Print exactly the lines from the first one down to the line that contains "A_alpha_macro = [1.65, 1.95, 6.5, 13.9, 39]", both included, and skip the pictures.
** BEGIN MATERIAL PROVIDED **
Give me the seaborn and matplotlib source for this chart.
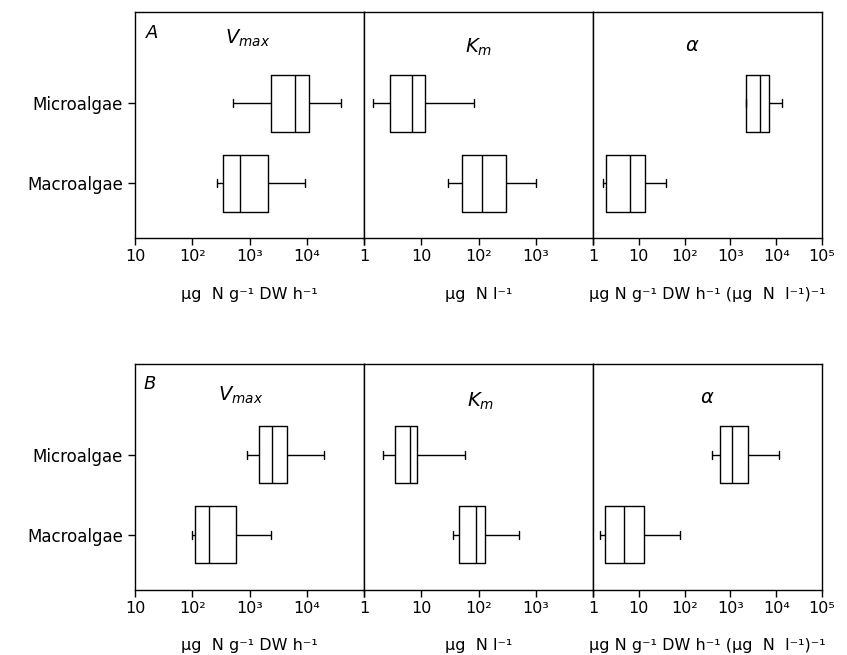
import matplotlib
matplotlib.use("Agg")
import matplotlib.pyplot as plt
from matplotlib.ticker import NullLocator
import numpy as np
import pandas as pd
import seaborn as sns

# ---------------- data (five-number summaries: low whisker, Q1, median, Q3, high whisker)
groups = ["Microalgae", "Macroalgae"]

A_vmax_micro = [525, 2400, 6300, 11000, 39000]
A_vmax_macro = [275, 345, 690, 2100, 9500]
A_km_micro = [1.43, 2.8, 6.9, 11.5, 82]
A_km_macro = [29, 51, 114, 298, 1030]
A_alpha_micro = [2150, 2150, 4350, 6900, 13500]
A_alpha_macro = [1.65, 1.95, 6.5, 13.9, 39]

B_vmax_micro = [910, 1490, 2500, 4450, 20000]
B_vmax_macro = [100, 110, 195, 580, 2330]
B_km_micro = [2.18, 3.5, 6.4, 8.3, 58]
B_km_macro = [36, 45, 89, 131, 510]
B_alpha_micro = [390, 590, 1070, 2470, 11300]
B_alpha_macro = [1.42, 1.8, 4.8, 13, 80]

panel_letters = ["A", "B"]
param_titles = [r"$V_{max}$", r"$K_m$", r"$\alpha$"]
x_units = ["μg  N g⁻¹ DW h⁻¹", "μg  N l⁻¹", "μg N g⁻¹ DW h⁻¹ (μg  N  l⁻¹)⁻¹"]
x_limits = [(10, 1e5), (1, 1e4), (1, 1e5)]
x_ticks = [[10, 1e2, 1e3, 1e4, 1e5], [1, 10, 1e2, 1e3, 1e4], [1, 10, 1e2, 1e3, 1e4, 1e5]]
x_ticklabels = [["10", "10²", "10³", "10⁴", ""], ["1", "10", "10²", "10³", ""],
                ["1", "10", "10²", "10³", "10⁴", "10⁵"]]

rows = [
    [(A_vmax_micro, A_vmax_macro), (A_km_micro, A_km_macro), (A_alpha_micro, A_alpha_macro)],
    [(B_vmax_micro, B_vmax_macro), (B_km_micro, B_km_macro), (B_alpha_micro, B_alpha_macro)],
]

title_pos = [
    [(0.49, 0.885), (0.50, 0.845), (0.435, 0.85)],
    [(0.46, 0.86), (0.51, 0.835), (0.50, 0.85)],
]
letter_pos = [(0.075, 0.905), (0.066, 0.91)]

# ---------------- style
sns.set_style("ticks")
plt.rcParams["font.family"] = ["DejaVu Sans"]
plt.rcParams["mathtext.fontset"] = "dejavusans"
plt.rcParams["axes.edgecolor"] = "black"
plt.rcParams["axes.linewidth"] = 1.0
plt.rcParams["text.color"] = "black"
plt.rcParams["axes.labelcolor"] = "black"
plt.rcParams["xtick.color"] = "black"
plt.rcParams["ytick.color"] = "black"

fig, axes = plt.subplots(2, 3, figsize=(8.47, 6.55), dpi=100)
fig.subplots_adjust(left=0.1594, right=0.9705, top=0.9817, bottom=0.0992,
                    wspace=0, hspace=0.5535)

for r in range(2):
    for c in range(3):
        ax = axes[r, c]
        micro, macro = rows[r][c]
        df = pd.DataFrame({
            "group": [groups[0]] * len(micro) + [groups[1]] * len(macro),
            "value": list(micro) + list(macro),
        })
        sns.boxplot(data=df, x="value", y="group", order=groups, orient="h", ax=ax,
                    whis=(0, 100), width=0.71, fill=False, color="black",
                    linewidth=1.0, log_scale=True, capwidths=0.1)
        ax.set_xlim(*x_limits[c])
        ax.set_ylim(1.69, -1.14)
        ax.set_xticks(x_ticks[c])
        ax.set_xticklabels(x_ticklabels[c], fontsize=11.5, color="black")
        ax.xaxis.set_minor_locator(NullLocator())
        ax.tick_params(axis="x", direction="out", length=5, width=1.0, pad=3,
                       colors="black")
        ax.set_xlabel(x_units[c], fontsize=11.5, labelpad=16, color="black")
        ax.set_ylabel("")
        if c == 0:
            ax.tick_params(axis="y", direction="out", length=5, width=1.0, labelsize=12,
                           colors="black")
            ax.text(*letter_pos[r], panel_letters[r], transform=ax.transAxes,
                    fontsize=13, fontstyle="italic", ha="center", va="center",
                    color="black")
        else:
            ax.set_yticks([])
        for s in ax.spines.values():
            s.set_visible(True)
            s.set_color("black")
            s.set_linewidth(1.0)
        ax.text(*title_pos[r][c], param_titles[c], transform=ax.transAxes,
                fontsize=14, ha="center", va="center", color="black")

fig.savefig("out.png", dpi=100)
** END MATERIAL PROVIDED **
▸ **EXERCISE RESPONSE**
Give me the seaborn and matplotlib source for this chart.
import matplotlib
matplotlib.use("Agg")
import matplotlib.pyplot as plt
from matplotlib.ticker import NullLocator
import numpy as np
import pandas as pd
import seaborn as sns

# ---------------- data (five-number summaries: low whisker, Q1, median, Q3, high whisker)
groups = ["Microalgae", "Macroalgae"]

A_vmax_micro = [525, 2400, 6300, 11000, 39000]
A_vmax_macro = [275, 345, 690, 2100, 9500]
A_km_micro = [1.43, 2.8, 6.9, 11.5, 82]
A_km_macro = [29, 51, 114, 298, 1030]
A_alpha_micro = [2150, 2150, 4350, 6900, 13500]
A_alpha_macro = [1.65, 1.95, 6.5, 13.9, 39]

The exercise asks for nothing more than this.